Things could get worse before they get better in the pot industry, highlighting that the high yield here reflects the broader pessimism. But so far, Innovative is proving in real time that it can withstand the industry's weakness.

What's most attractive about W.P. Carey and Innovative Industrial Properties, however, are their fat dividend yields. W.P. Carey is currently rewarding investors with a 6.6% yield while Innovative's yield is an even higher 8.4%.

While neither are as lofty as Annaly's 12.5% yield, it's highly unlikely that an investor could sleep well at night with that yield given the mortgage REIT's terrible dividend history.

A yield is only good if you get paid

To be fair, Annaly operates in a niche sector of the REIT industry, so its dividend cuts aren't actually all that shocking given the trends in the mortgage space. Things could turn around for the business.
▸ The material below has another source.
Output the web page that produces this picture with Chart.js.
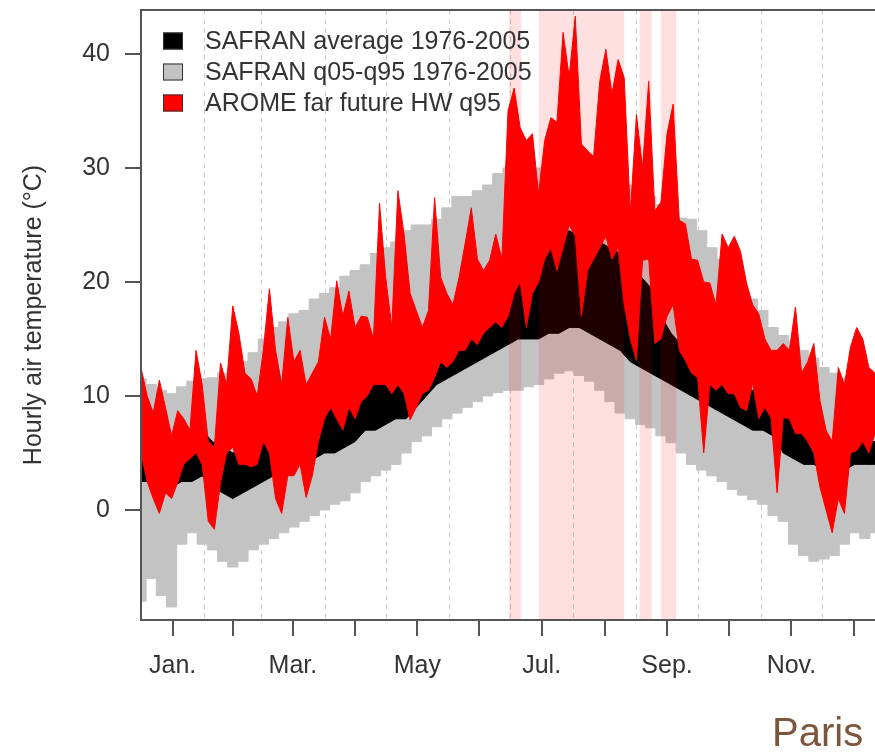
<!DOCTYPE html>
<html>
<head>
<meta charset="utf-8">
<script src="https://cdn.jsdelivr.net/npm/chart.js@4.4.0/dist/chart.umd.min.js"></script>
<style>
  html, body { margin: 0; padding: 0; background: #fff; }
  #wrap { position: relative; width: 875px; height: 752px; overflow: hidden; }
  #paris { position: absolute; left: 772px; top: 712px; font: 40px 'Liberation Sans', Arial, sans-serif; line-height: 40px; color: #7d553c; }
</style>
</head>
<body>
<div id="wrap">
  <canvas id="temps" width="875" height="752"></canvas>
  <div id="paris">Paris</div>
</div>
<script>
// day of year for the SAFRAN bands (5-day steps)
const bandDays = [0,5,10,15,20,25,30,35,40,45,50,55,60,65,70,75,80,85,90,95,100,105,110,115,120,125,130,135,140,145,150,155,160,165,170,175,180,185,190,195,200,205,210,215,220,225,230,235,240,245,250,255,260,265,270,275,280,285,290,295,300,305,310,315,320,325,330,335,340,345,350,355,360];
const grayHigh = [11.5,11,10.5,10.2,10.8,11.3,11.5,11.6,12,12.3,13,13.8,15,16,16.5,17.2,17.5,18.5,19,19.5,20.5,21,21.5,22.5,23,23.5,24.5,25,25,25.5,26.5,27.5,27.5,28,28.5,29.5,30,29.5,29.8,30,30.5,31,31.5,31.5,31,30.5,30,29,28.5,28,27.5,26.8,26,25.6,25.5,24.5,23,22,21,19.5,18.5,17.5,16,15.3,14.8,14,13.3,12.5,12,11.6,11.2,10.8,10.5];
const grayLow = [-8,-6,-7.5,-8.5,-3,-2,-3,-3.5,-4.5,-5,-4.5,-3.5,-3,-2.5,-2,-1.5,-1,-0.5,0,0.5,0.8,1.5,2.5,3,3.5,4,5,6,6.5,7.3,8,8.5,9,9.5,10,10.3,10.5,10.5,10.8,11,11.5,12,12.2,11.8,11.3,10.5,9.5,8.5,8,7.5,7.2,6.5,5.9,5,4,3.5,3,2.5,1.8,1.3,0.9,0.5,-0.5,-1,-3,-4,-4.5,-4.3,-4,-3,-2,-2.5,-2];
const blackHigh = [5.5,5,5,4.5,5.5,6.5,7,6,5.5,5,5.5,6.5,7,7.5,8,8,8.5,9,10,10.5,11.5,12.5,13,13.5,12,12,12.5,13.5,14,14.5,15,16,16.5,18,18.5,19,20,21,21.5,22.5,23.5,24,24.5,24,24,23.5,23,22.5,21.5,20.5,19.5,17,15.5,14.5,14,13,12.5,12,11.5,10.5,10.5,11,10,9,8,7.5,7,6.5,6,6,6,6,6];
const blackLow = [2.5,2.5,2,2,2.5,2.5,3,2,1.5,1,1.5,2,2.5,3,3.5,4,4.5,4.5,5,5,5.5,6,7,7,7.5,8,8,9,10,11,11.5,12,12.5,13,13.5,14,14.5,15,15,15,15.5,15.5,16,16,15.5,15,14.5,14,13,12.5,12,11.5,11,10.5,10,9.5,9,8.5,8,7.5,7,7,6.5,5,4.5,4,4,3.5,3.5,3.5,4,4,4];

// day of year for the AROME heat-wave series (3-day steps)
const redDays = [0,3,6,9,12,15,18,21,24,27,30,33,36,39,42,45,48,51,54,57,60,63,66,69,72,75,78,81,84,87,90,93,96,99,102,105,108,111,114,117,120,123,126,129,132,135,138,141,144,147,150,153,156,159,162,165,168,171,174,177,180,183,186,189,192,195,198,201,204,207,210,213,216,219,222,225,228,231,234,237,240,243,246,249,252,255,258,261,264,267,270,273,276,279,282,285,288,291,294,297,300,303,306,309,312,315,318,321,324,327,330,333,336,339,342,345,348,351,354,357,360];
const redHigh = [12.5,10,8.5,11.4,9,6.5,8.7,8,7,14,11,6,5.5,12.9,11,17.9,15.5,12,11.5,10,14,
  19.4,14,11,16.9,13,14,11,12,13,16.9,15,20.1,17,19.2,16,17,16.9,15,26.9,20.4,
  16,28,24.2,19,17.5,16,17.5,27.4,20.4,19,18,20.4,23.4,26.5,22,21,21.9,24.2,22,35,
  37,33.5,32.4,33,27.7,32.4,34.4,34,41.9,38,43.3,32.1,31.5,31,37.6,40.4,36.5,39.5,37.9,26,
  34.7,30,37.6,26.2,27,33,35.6,25.4,25.1,22,21.9,20,19.9,18,24.2,23,24,22.7,19.9,18,
  17.2,15,14,14,14.6,14,17.8,12,13,14.6,9.6,7,6,12.5,11,14.3,16,15,12.5,12];
const redLow = [5,2.5,1,-0.3,1.5,1,2.4,4,4.5,5,4,-1,-1.7,2.4,5,5.5,4,4,3.8,4,6,
  5,1,-0.3,3,3,4,1.1,3,6,8,9,8,7,9,8,9.5,10,11,11,11,
  10.2,11,10.2,7.9,9,10.2,10.5,11.6,13,12.5,13,14,14,15,14.5,15.5,16,16.5,16,17,
  19,20,16,19,20,22,23,21,23,25,24,17,21,22,23,24,22,23,18,15,
  13.1,21.9,22,14.6,15,17,18,14,13.1,12,11.6,5,11,10.5,11,10.2,10.2,9,8.7,11.1,
  8,9,8.1,1.5,8.1,8,6.7,6.7,6,5,2,0,-2,1,-0.3,5,5.2,6,5,6.7];

const seriesNames = ['SAFRAN average 1976-2005', 'SAFRAN q05-q95 1976-2005', 'AROME far future HW q95'];
const monthMid = [15.5, 45, 74.5, 105, 135.5, 166, 196.5, 227.5, 258, 288.5, 319, 349.5];
const monthLabels = ['Jan.', '', 'Mar.', '', 'May', '', 'Jul.', '', 'Sep.', '', 'Nov.', ''];
const monthStarts = [31, 59, 90, 120, 151, 181, 212, 243, 273, 304, 334];
const yTicks = [0, 10, 20, 30, 40];
// heat-wave periods (day of year)
const hwStart = [180.5, 195, 244.5, 255];
const hwEnd = [186.5, 237, 250.5, 262.5];

const toPoints = (days, vals) => days.map((d, i) => ({ x: d, y: vals[i] }));

Chart.defaults.font.family = "'Liberation Sans', Arial, sans-serif";
Chart.defaults.color = '#333';

const legendColors = ['#000000', '#c3c3c3', '#ff0000'];

const decor = {
  id: 'decor',
  beforeDatasetsDraw(chart) {
    const { ctx, chartArea: a, scales: { x } } = chart;
    ctx.save();
    ctx.strokeStyle = '#cfcfcf';
    ctx.lineWidth = 1;
    ctx.setLineDash([5, 4]);
    monthStarts.forEach(d => {
      const px = Math.round(x.getPixelForValue(d)) + 0.5;
      ctx.beginPath();
      ctx.moveTo(px, a.top);
      ctx.lineTo(px, a.bottom);
      ctx.stroke();
    });
    ctx.restore();
  },
  afterDatasetsDraw(chart) {
    const { ctx, chartArea: a, scales: { x } } = chart;
    ctx.save();
    ctx.fillStyle = 'rgba(255,0,0,0.12)';
    hwStart.forEach((s, i) => {
      const x0 = x.getPixelForValue(s);
      const x1 = x.getPixelForValue(hwEnd[i]);
      ctx.fillRect(x0, a.top, x1 - x0, a.bottom - a.top);
    });

    // box around the plot
    ctx.strokeStyle = '#555';
    ctx.lineWidth = 2;
    ctx.beginPath();
    ctx.moveTo(a.right + 2, a.top);
    ctx.lineTo(a.left, a.top);
    ctx.lineTo(a.left, a.bottom);
    ctx.lineTo(a.right + 2, a.bottom);
    ctx.stroke();

    // legend
    ctx.font = "25px 'Liberation Sans', Arial, sans-serif";
    ctx.textBaseline = 'middle';
    ctx.lineWidth = 1;
    seriesNames.forEach((name, i) => {
      const cy = a.top + 31 + i * 31;
      ctx.fillStyle = legendColors[i];
      ctx.fillRect(a.left + 22, cy - 8.5, 20, 17);
      ctx.strokeStyle = '#333';
      ctx.strokeRect(a.left + 22.5, cy - 8, 19, 16);
      ctx.fillStyle = '#333';
      ctx.fillText(name, a.left + 64, cy + 1);
    });
    ctx.restore();
  }
};

const band = (label, days, vals, color, fill, stepped) => ({
  label: label,
  data: toPoints(days, vals),
  borderColor: color,
  backgroundColor: color,
  borderWidth: 1,
  pointRadius: 0,
  tension: 0,
  stepped: stepped,
  fill: fill
});

new Chart(document.getElementById('temps'), {
  type: 'line',
  data: {
    datasets: [
      band(seriesNames[2] + ' low', redDays, redLow, '#ff0000', false, false),
      band(seriesNames[2], redDays, redHigh, '#ff0000', '-1', false),
      band(seriesNames[0] + ' low', bandDays, blackLow, '#000000', false, false),
      band(seriesNames[0], bandDays, blackHigh, '#000000', '-1', false),
      band(seriesNames[1] + ' low', bandDays, grayLow, '#c3c3c3', false, 'middle'),
      band(seriesNames[1], bandDays, grayHigh, '#c3c3c3', '-1', 'middle')
    ]
  },
  options: {
    responsive: false,
    animation: false,
    events: [],
    layout: { padding: { left: 0, right: 0, top: 10, bottom: 0 } },
    plugins: { legend: { display: false }, tooltip: { enabled: false } },
    scales: {
      x: {
        type: 'linear',
        min: 0,
        max: 360,
        afterBuildTicks: s => { s.ticks = monthMid.map(v => ({ value: v })); },
        afterFit: s => { s.height = 132; s.paddingLeft = 0; s.paddingRight = 0; },
        ticks: {
          autoSkip: false, maxRotation: 0, minRotation: 0, padding: 15,
          color: '#333', font: { size: 25 },
          callback: (v, i) => monthLabels[i]
        },
        grid: { drawOnChartArea: false, drawTicks: true, tickLength: 16, color: '#555', lineWidth: 2 },
        border: { display: false }
      },
      y: {
        min: -9.65,
        max: 43.85,
        afterBuildTicks: s => { s.ticks = yTicks.map(v => ({ value: v })); },
        afterFit: s => { s.width = 141; s.paddingTop = 0; s.paddingBottom = 0; },
        ticks: { padding: 15, color: '#333', font: { size: 25 }, callback: v => v },
        grid: { drawOnChartArea: false, drawTicks: true, tickLength: 16, color: '#555', lineWidth: 2 },
        border: { display: false },
        title: {
          display: true, text: 'Hourly air temperature (°C)', color: '#333',
          font: { size: 25 }, padding: { top: 19, bottom: 0 }
        }
      }
    }
  },
  plugins: [decor]
});
</script>
</body>
</html>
But dividend investors looking to live off the income their portfolios generate probably shouldn't make a bet like that. It's far safer to stick with companies that have proved they can withstand a hit while continuing to pay their shareholders well, like W.P. Carey and Innovative Industrial Properties.

That said, of the two, W.P. Carey is probably the better bet for more-conservative types given its far longer history of dividend success.